Many moons ago I took an acting class for fun. It wasn’t. I am not meant for the stage, but something the teacher said stuck with me. He told us, “If you want to look like you are truly upset about something when you are not, for instance if your character’s dog dies or your husband just left, then you need to have a very difficult math problem written out ahead of time and at that very moment visualize it in your mind and try to solve it. The look on your face will be as if you are momentarily taken away. While you try to solve the problem, it will mimic our look of shock and sadness when we hear bad news and need time to process it.”
What I took from the lesson: if I stand there trying to solve something that is difficult for me, then you will think I am not paying attention, I am in shock, and I am very sad. I think my children must do a lot of tricky math in their heads… because our dog is still very much alive and I have seen this look many times.

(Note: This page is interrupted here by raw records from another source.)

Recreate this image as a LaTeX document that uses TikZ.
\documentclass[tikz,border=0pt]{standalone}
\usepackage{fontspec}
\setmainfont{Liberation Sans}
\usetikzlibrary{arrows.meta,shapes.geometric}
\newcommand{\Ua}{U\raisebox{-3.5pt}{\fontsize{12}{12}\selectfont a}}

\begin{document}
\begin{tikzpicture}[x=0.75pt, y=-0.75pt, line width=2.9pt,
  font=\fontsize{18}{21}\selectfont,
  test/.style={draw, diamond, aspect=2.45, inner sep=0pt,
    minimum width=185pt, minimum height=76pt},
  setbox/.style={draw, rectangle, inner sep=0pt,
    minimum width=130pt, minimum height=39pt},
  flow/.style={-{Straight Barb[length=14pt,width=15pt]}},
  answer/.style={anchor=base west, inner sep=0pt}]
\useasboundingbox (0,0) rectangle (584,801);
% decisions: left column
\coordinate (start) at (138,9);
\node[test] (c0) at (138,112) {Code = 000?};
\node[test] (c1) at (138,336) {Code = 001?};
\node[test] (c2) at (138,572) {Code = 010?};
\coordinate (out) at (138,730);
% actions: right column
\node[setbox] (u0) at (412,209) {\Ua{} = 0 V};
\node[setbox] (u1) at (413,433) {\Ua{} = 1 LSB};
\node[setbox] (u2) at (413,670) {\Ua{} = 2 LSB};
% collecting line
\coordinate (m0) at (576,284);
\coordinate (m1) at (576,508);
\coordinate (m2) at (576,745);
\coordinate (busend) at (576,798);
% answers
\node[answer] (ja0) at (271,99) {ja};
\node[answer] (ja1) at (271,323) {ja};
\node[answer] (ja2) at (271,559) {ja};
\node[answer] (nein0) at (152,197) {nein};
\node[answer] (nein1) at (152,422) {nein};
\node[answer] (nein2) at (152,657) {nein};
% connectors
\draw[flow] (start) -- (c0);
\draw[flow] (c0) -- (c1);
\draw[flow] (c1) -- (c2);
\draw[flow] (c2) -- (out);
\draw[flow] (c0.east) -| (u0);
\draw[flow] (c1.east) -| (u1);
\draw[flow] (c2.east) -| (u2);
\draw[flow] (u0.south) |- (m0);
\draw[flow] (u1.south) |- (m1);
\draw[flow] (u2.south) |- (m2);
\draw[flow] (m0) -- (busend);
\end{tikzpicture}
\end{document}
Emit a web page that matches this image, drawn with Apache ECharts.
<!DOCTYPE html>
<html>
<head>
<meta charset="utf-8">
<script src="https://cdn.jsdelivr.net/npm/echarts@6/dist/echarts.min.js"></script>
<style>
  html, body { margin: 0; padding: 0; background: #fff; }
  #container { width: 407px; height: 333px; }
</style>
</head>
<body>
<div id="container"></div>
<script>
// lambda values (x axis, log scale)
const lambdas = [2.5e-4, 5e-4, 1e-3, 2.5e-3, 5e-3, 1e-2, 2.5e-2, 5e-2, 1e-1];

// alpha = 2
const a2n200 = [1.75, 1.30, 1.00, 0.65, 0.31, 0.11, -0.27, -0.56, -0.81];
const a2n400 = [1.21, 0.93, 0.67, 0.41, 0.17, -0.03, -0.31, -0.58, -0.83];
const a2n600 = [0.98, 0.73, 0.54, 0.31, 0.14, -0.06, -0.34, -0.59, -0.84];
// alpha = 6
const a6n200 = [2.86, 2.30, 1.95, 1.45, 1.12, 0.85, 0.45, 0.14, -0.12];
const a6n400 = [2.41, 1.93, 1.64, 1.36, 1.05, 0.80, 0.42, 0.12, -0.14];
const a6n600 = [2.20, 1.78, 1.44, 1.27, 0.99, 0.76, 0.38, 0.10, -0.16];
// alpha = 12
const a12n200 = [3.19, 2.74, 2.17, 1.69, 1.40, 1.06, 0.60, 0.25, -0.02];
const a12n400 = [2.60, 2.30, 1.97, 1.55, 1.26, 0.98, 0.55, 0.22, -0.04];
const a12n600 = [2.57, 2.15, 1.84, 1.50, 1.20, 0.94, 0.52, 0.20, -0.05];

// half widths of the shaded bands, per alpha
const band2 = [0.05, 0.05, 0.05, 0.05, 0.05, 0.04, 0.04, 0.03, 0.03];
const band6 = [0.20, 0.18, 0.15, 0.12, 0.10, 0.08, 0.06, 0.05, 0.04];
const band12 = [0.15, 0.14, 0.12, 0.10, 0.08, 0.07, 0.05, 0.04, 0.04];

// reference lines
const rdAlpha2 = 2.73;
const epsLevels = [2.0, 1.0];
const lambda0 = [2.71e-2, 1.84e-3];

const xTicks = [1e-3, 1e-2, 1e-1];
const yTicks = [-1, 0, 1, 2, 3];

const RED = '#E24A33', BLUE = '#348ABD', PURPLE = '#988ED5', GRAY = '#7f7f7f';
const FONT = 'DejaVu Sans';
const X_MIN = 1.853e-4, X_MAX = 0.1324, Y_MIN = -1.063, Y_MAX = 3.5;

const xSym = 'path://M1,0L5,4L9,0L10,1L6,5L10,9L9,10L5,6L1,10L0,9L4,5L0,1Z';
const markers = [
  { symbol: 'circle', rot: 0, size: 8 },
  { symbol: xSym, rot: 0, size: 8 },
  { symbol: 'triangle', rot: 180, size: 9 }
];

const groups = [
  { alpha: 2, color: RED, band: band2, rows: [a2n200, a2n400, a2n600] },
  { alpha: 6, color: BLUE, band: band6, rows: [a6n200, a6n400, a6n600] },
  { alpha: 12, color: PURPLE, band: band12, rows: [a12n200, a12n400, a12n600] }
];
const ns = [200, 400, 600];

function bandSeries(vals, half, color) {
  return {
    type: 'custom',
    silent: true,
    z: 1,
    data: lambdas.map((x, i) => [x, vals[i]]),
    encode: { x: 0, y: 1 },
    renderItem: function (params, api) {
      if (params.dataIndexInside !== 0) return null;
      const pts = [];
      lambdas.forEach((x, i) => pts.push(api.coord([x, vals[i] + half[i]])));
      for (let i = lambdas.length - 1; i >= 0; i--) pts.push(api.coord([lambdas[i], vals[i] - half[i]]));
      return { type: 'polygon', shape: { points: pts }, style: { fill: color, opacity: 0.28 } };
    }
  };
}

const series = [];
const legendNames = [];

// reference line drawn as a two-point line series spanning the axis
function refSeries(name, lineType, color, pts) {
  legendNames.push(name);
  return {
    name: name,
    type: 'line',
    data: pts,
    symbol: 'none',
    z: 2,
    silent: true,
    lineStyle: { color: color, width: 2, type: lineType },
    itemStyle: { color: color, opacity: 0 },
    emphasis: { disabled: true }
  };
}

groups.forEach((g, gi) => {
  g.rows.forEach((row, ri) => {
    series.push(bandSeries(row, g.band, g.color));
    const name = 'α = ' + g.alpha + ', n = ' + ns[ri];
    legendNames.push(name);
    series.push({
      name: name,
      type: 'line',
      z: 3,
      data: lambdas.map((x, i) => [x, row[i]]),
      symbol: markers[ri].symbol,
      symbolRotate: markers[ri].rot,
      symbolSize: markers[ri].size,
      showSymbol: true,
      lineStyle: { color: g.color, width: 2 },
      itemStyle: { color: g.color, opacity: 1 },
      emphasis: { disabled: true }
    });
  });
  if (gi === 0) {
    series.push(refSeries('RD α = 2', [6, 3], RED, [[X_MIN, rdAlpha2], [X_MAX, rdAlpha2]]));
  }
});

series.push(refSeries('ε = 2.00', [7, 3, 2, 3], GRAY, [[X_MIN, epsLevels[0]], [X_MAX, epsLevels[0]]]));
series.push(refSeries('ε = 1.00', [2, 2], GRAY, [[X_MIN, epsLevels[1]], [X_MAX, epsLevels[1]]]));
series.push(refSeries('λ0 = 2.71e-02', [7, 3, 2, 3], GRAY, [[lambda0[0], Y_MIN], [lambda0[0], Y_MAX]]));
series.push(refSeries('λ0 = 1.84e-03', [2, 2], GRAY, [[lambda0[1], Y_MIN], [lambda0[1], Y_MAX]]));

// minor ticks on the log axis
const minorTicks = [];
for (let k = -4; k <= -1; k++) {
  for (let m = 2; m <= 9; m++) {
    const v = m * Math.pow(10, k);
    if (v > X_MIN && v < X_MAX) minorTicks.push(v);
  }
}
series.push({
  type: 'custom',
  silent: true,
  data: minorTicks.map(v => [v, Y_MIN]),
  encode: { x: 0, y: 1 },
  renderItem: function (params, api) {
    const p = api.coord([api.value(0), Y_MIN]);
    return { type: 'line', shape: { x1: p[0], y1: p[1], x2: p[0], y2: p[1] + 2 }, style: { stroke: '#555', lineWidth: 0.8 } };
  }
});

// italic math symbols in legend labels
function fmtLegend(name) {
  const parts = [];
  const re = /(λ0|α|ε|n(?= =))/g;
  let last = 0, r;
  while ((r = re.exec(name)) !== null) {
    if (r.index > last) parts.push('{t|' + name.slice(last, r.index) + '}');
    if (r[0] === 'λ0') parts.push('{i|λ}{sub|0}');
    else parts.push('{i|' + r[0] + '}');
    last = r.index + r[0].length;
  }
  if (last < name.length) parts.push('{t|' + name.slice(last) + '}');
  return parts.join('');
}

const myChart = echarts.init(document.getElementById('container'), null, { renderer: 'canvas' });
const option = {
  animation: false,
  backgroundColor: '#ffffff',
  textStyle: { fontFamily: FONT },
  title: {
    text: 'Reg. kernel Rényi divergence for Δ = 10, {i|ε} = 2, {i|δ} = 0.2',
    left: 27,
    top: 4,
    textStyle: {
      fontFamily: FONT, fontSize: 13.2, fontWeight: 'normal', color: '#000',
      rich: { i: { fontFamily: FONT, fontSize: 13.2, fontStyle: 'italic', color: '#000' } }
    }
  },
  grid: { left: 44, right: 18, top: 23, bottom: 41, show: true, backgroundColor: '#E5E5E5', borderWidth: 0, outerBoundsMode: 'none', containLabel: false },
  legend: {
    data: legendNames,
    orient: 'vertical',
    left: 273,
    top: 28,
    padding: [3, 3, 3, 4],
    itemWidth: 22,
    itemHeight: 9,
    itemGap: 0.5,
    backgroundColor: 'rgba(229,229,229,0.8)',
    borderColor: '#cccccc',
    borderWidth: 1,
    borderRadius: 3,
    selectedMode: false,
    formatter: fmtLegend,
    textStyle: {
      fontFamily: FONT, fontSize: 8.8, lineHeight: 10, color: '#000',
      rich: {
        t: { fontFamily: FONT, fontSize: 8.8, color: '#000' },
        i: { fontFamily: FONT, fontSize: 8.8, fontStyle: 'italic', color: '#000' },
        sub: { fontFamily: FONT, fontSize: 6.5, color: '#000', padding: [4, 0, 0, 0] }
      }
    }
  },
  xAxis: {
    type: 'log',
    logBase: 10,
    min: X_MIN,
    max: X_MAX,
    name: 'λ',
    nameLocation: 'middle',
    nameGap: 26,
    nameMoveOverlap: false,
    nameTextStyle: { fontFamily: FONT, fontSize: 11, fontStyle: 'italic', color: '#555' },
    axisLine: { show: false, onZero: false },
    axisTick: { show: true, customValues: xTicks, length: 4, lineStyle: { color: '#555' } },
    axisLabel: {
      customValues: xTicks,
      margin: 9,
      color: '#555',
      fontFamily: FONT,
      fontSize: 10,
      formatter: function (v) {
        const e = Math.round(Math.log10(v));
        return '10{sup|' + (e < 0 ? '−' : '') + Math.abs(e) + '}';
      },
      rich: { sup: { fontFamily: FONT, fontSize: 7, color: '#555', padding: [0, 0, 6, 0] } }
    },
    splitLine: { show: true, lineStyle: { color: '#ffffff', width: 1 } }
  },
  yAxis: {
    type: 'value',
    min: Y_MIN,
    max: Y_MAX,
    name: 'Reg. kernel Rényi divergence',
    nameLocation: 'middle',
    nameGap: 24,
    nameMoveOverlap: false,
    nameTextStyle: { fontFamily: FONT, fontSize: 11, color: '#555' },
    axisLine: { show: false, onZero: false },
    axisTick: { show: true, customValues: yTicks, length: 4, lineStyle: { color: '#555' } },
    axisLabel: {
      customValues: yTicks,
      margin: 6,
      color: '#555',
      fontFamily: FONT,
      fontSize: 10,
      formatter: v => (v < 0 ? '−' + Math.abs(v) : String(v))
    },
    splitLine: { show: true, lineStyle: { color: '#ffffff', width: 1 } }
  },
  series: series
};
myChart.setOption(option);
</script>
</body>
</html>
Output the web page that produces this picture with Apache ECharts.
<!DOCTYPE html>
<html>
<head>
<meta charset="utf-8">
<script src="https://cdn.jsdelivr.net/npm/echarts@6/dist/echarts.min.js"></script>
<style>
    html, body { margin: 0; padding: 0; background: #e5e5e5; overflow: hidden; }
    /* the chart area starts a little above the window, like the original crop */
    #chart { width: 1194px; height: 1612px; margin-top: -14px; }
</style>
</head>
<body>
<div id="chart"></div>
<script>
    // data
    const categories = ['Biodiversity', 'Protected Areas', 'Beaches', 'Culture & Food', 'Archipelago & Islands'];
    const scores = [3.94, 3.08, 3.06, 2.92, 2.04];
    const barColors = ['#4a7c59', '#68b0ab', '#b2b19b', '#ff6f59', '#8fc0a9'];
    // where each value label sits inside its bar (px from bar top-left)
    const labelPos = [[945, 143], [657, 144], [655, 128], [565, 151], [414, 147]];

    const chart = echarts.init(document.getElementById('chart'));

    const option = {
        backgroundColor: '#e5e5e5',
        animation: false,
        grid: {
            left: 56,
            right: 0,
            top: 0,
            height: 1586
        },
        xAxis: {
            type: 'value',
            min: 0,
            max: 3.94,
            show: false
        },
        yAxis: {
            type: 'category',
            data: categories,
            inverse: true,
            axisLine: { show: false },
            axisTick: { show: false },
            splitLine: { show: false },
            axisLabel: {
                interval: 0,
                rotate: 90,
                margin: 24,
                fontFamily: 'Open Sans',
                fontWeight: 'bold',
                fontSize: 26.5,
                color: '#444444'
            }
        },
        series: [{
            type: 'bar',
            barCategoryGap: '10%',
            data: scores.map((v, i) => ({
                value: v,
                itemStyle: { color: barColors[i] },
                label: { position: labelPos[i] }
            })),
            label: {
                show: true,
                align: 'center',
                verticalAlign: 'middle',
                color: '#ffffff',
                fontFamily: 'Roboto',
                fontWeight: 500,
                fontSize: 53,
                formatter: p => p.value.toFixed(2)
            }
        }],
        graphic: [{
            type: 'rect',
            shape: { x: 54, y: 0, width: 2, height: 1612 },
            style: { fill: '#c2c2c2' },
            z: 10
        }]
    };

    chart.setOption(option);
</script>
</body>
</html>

This week I’ve been thinking a lot about developmental speech delays. I am a developmentally delayed speech survivor myself and I have three children with some form of speech or speech-related issues. My oldest is on the Autism spectrum but he started talking very young. He had an advanced vocabulary and his speech issues seemed to be his inability to STOP talking- think running dialogues with himself during class. Sigh. (we are parents, hear us roar… silently, please, and with a glass of wine). Anyway, since he was such an advanced talker, I was surprised to learn he had a rather sever processing discrepancy and he compensates verbally for that discrepancy. In school he was identified as average for years and it wasn’t until he was eleven that he was tested and identified as highly gifted and twice-exceptional.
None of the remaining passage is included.